Фрекен Бок была мертва. Она была возмутительно мертва – как канцелярский стол в Шведской лиге сексуальных реформ.
В прихожей уже стояла крышка гроба, тоже возмутительно гладкая и белая, такая белая, что на ней хотелось написать химическим карандашом какое-нибудь слово.
Малыш сидел в своей комнате на кровати и уныло смотрел в серое стокгольмское небо. Из-под кровати выползли интересные журналы – теперь им некого было бояться. В журналах было всё: и арбузные груди, и мальчик – мечта поэта.

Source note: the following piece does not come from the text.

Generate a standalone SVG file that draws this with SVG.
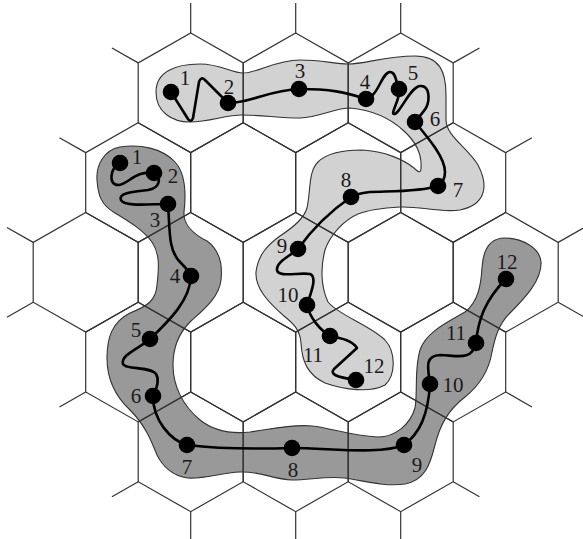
<svg xmlns="http://www.w3.org/2000/svg" width="583" height="539" viewBox="0 0 583 539">
<style>
.grid{fill:none;stroke:#333;stroke-width:1.2}
.blobL{fill:#d2d2d2;stroke:#333;stroke-width:1.1}
.blobD{fill:#999999;stroke:#333;stroke-width:1.1}
.chain{fill:none;stroke:#000;stroke-width:2.6;stroke-linecap:round;stroke-linejoin:round}
.dot{fill:#000}
.lbl{font-family:"Liberation Serif","Times New Roman",serif;font-size:21px;fill:#1a1a1a;text-anchor:middle}
</style>
<defs>
<path id="hx" d="M0,-59.84 L52.5,-29.92 L52.5,29.92 L0,59.84 L-52.5,29.92 L-52.5,-29.92Z"/>
</defs>
<rect width="583" height="539" fill="#fff"/>
<g id="region-light">
<path class="blobL" d="M156,92 C156,72 175,64 200,64 C220,64 232,73 243,73 C258,73 275,60 300,60 C322,60 335,64 348,64 C365,64 385,56 415,56 C440,56 446,72 446,95 L446,120 C446,136 468,148 478,165 C490,188 484,205 460,210 C440,213 420,206 400,207 C380,208 368,210 358,214 C344,220 330,235 325,250 C321,265 320,285 328,302 C338,315 370,325 385,340 C396,352 396,375 385,385 C370,393 345,390 325,383 C308,375 302,362 301,343 C300,330 294,324 284,316 C268,302 255,288 256,272 C258,256 266,246 280,236 C295,226 304,218 307,208 C311,190 308,172 318,162 C328,152 345,150 362,150 C385,151 404,160 414,168 C418,172 421,174 421,168 C422,155 416,142 404,131 C390,118 372,110 350,108 C335,108 320,117 300,118 C280,118 262,115 242,115 C225,115 210,122 190,122 C172,122 156,112 156,92 Z"/>
</g>
<g id="region-dark">
<path class="blobD" d="M97,180 C96,165 104,150 120,147 C140,144 162,148 175,162 C186,174 186,195 184,212 C183,225 195,235 207,241 C218,249 223,262 221,280 C219,298 203,310 190,322 C178,334 173,350 173,365 C173,385 182,405 200,420 C215,432 232,434 250,432 C272,429 292,424 312,426 C332,428 350,436 378,437 C395,437 410,425 415,408 C418,390 414,370 420,350 C426,332 448,322 465,312 C478,302 481,285 482,268 C483,250 490,238 505,238 C522,238 540,248 541,262 C542,280 525,298 510,313 C498,325 495,338 492,352 C489,370 480,385 465,397 C448,410 440,425 435,445 C430,465 425,480 405,484 C385,487 365,481 345,478 C325,476 310,480 292,480 C272,479 260,471 240,472 C220,473 205,479 188,478 C172,476 162,465 157,455 C151,440 145,425 130,410 C115,396 107,380 107,358 C107,338 112,322 130,313 C148,306 156,300 157,285 C159,268 160,254 152,242 C143,230 130,222 115,213 C101,205 98,195 97,180 Z"/>
</g>
<g id="grid" class="grid" transform="translate(295.7,272.3)">
<use href="#hx" x="-105" y="-179.52"/><use href="#hx" x="0" y="-179.52"/><use href="#hx" x="105" y="-179.52"/>
<use href="#hx" x="-157.5" y="-89.76"/><use href="#hx" x="-52.5" y="-89.76"/><use href="#hx" x="52.5" y="-89.76"/><use href="#hx" x="157.5" y="-89.76"/>
<use href="#hx" x="-210" y="0"/><use href="#hx" x="-105" y="0"/><use href="#hx" x="0" y="0"/><use href="#hx" x="105" y="0"/><use href="#hx" x="210" y="0"/>
<use href="#hx" x="-157.5" y="89.76"/><use href="#hx" x="-52.5" y="89.76"/><use href="#hx" x="52.5" y="89.76"/><use href="#hx" x="157.5" y="89.76"/>
<use href="#hx" x="-105" y="179.52"/><use href="#hx" x="0" y="179.52"/><use href="#hx" x="105" y="179.52"/>
<path d="M-105,-239.36 v-29.92 M0,-239.36 v-29.92 M105,-239.36 v-29.92 M-105,239.36 v29.92 M0,239.36 v29.92 M105,239.36 v29.92 M-157.5,-209.44 l-26.25,-14.96 M157.5,-209.44 l26.25,-14.96 M-157.5,209.44 l-26.25,14.96 M157.5,209.44 l26.25,14.96 M-210,-119.68 l-26.25,-14.96 M210,-119.68 l26.25,-14.96 M-210,119.68 l-26.25,14.96 M210,119.68 l26.25,14.96 M-262.5,-29.92 l-26.25,-14.96 M-262.5,29.92 l-26.25,14.96 M262.5,-29.92 l26.25,-14.96 M262.5,29.92 l26.25,14.96"/>
</g>
<g id="connectors" class="chain">
<path d="M171,92 L188,119 Q191,123 193,118 L199,82 Q201,76 205,80 L228,103"/>
<path d="M228,103 C250,103 270,90 299,89"/>
<path d="M299,89 C330,89 345,92 366,99"/>
<path d="M366,99 C378,97 382,72 390,72 C396,72 396,82 399,89"/>
<path d="M399,89 C401,98 390,114 394,114 C400,114 410,87 420,86 C430,85 430,100 426,108 C422,114 418,118 415,122"/>
<path d="M415,122 C430,140 445,158 445,172 C445,180 441,184 438,186"/>
<path d="M438,186 C420,192 390,191 370,192 C360,193 355,195 351,197"/>
<path d="M351,197 C335,208 315,225 298,249"/>
<path d="M298,249 C290,256 276,262 277,270 C278,278 300,272 310,274 C318,277 310,295 307,305"/>
<path d="M307,305 C310,318 320,330 330,336"/>
<path d="M330,336 C340,338 352,340 357,348 L334,369 C330,374 335,377 356,380"/>
<path d="M120,163 C110,168 108,185 118,185 C128,185 135,170 154,173"/>
<path d="M154,173 C162,178 160,188 148,190 C132,192 118,193 121,200 C124,207 150,204 168,204"/>
<path d="M168,204 C170,230 168,250 180,262 C186,268 190,272 191,276"/>
<path d="M191,276 C190,300 170,320 150,339"/>
<path d="M150,339 C140,348 120,355 123,364 C126,370 150,366 156,374 C160,380 156,390 153,396"/>
<path d="M153,396 C153,420 170,440 187,445"/>
<path d="M187,445 C220,449 260,449 292,448"/>
<path d="M292,448 C330,448 380,455 404,445"/>
<path d="M404,445 C420,433 428,415 430,384"/>
<path d="M430,384 C428,368 424,356 440,355 C455,355 472,362 476,343"/>
<path d="M476,343 C478,320 485,300 506,279"/>
</g>
<g id="L1"><circle class="dot" cx="171" cy="92" r="8.3"/><text class="lbl" x="185" y="85">1</text></g>
<g id="L2"><circle class="dot" cx="228" cy="103" r="8.3"/><text class="lbl" x="229" y="94">2</text></g>
<g id="L3"><circle class="dot" cx="299" cy="89" r="8.3"/><text class="lbl" x="300" y="78">3</text></g>
<g id="L4"><circle class="dot" cx="366" cy="99" r="8.3"/><text class="lbl" x="365" y="89">4</text></g>
<g id="L5"><circle class="dot" cx="399" cy="89" r="8.3"/><text class="lbl" x="413" y="80">5</text></g>
<g id="L6"><circle class="dot" cx="415" cy="122" r="8.3"/><text class="lbl" x="435" y="126">6</text></g>
<g id="L7"><circle class="dot" cx="438" cy="186" r="8.3"/><text class="lbl" x="458" y="197">7</text></g>
<g id="L8"><circle class="dot" cx="351" cy="197" r="8.3"/><text class="lbl" x="346" y="187">8</text></g>
<g id="L9"><circle class="dot" cx="298" cy="249" r="8.3"/><text class="lbl" x="282" y="253">9</text></g>
<g id="L10"><circle class="dot" cx="307" cy="305" r="8.3"/><text class="lbl" x="288" y="302">10</text></g>
<g id="L11"><circle class="dot" cx="330" cy="336" r="8.3"/><text class="lbl" x="313" y="362">11</text></g>
<g id="L12"><circle class="dot" cx="356" cy="380" r="8.3"/><text class="lbl" x="374" y="373">12</text></g>
<g id="D1"><circle class="dot" cx="120" cy="163" r="8.3"/><text class="lbl" x="137" y="164">1</text></g>
<g id="D2"><circle class="dot" cx="154" cy="173" r="8.3"/><text class="lbl" x="173" y="183">2</text></g>
<g id="D3"><circle class="dot" cx="168" cy="204" r="8.3"/><text class="lbl" x="155" y="227">3</text></g>
<g id="D4"><circle class="dot" cx="191" cy="276" r="8.3"/><text class="lbl" x="175" y="283">4</text></g>
<g id="D5"><circle class="dot" cx="150" cy="339" r="8.3"/><text class="lbl" x="136" y="337">5</text></g>
<g id="D6"><circle class="dot" cx="153" cy="396" r="8.3"/><text class="lbl" x="136" y="403">6</text></g>
<g id="D7"><circle class="dot" cx="187" cy="445" r="8.3"/><text class="lbl" x="187" y="474">7</text></g>
<g id="D8"><circle class="dot" cx="292" cy="448" r="8.3"/><text class="lbl" x="293" y="477">8</text></g>
<g id="D9"><circle class="dot" cx="404" cy="445" r="8.3"/><text class="lbl" x="417" y="472">9</text></g>
<g id="D10"><circle class="dot" cx="430" cy="384" r="8.3"/><text class="lbl" x="453" y="392">10</text></g>
<g id="D11"><circle class="dot" cx="476" cy="343" r="8.3"/><text class="lbl" x="456" y="340">11</text></g>
<g id="D12"><circle class="dot" cx="506" cy="279" r="8.3"/><text class="lbl" x="507" y="269">12</text></g>
</svg>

Но теперь Малышу было не до них. Всё было плохо, ужасно плохо – и виноват был только он сам.
Перед смертью фрекен Бок призвала его к себе, и сказала, что драгоценности царевны Анастасии, что она вывезла из сожженного большевиками Петербурга, спрятаны в банке с вареньем.
На кухне, и правда, когда-то стояло двенадцать банок. И все двенадцать Малыш, воспользовавшись болезнью фрекен Бок, вынес на лестницу.
Кто теперь ел это варенье – было непонятно. Чьи зубы хрустнули, прикусив изумруд «Граф Панин» в чайной ложке – было решительно неизвестно.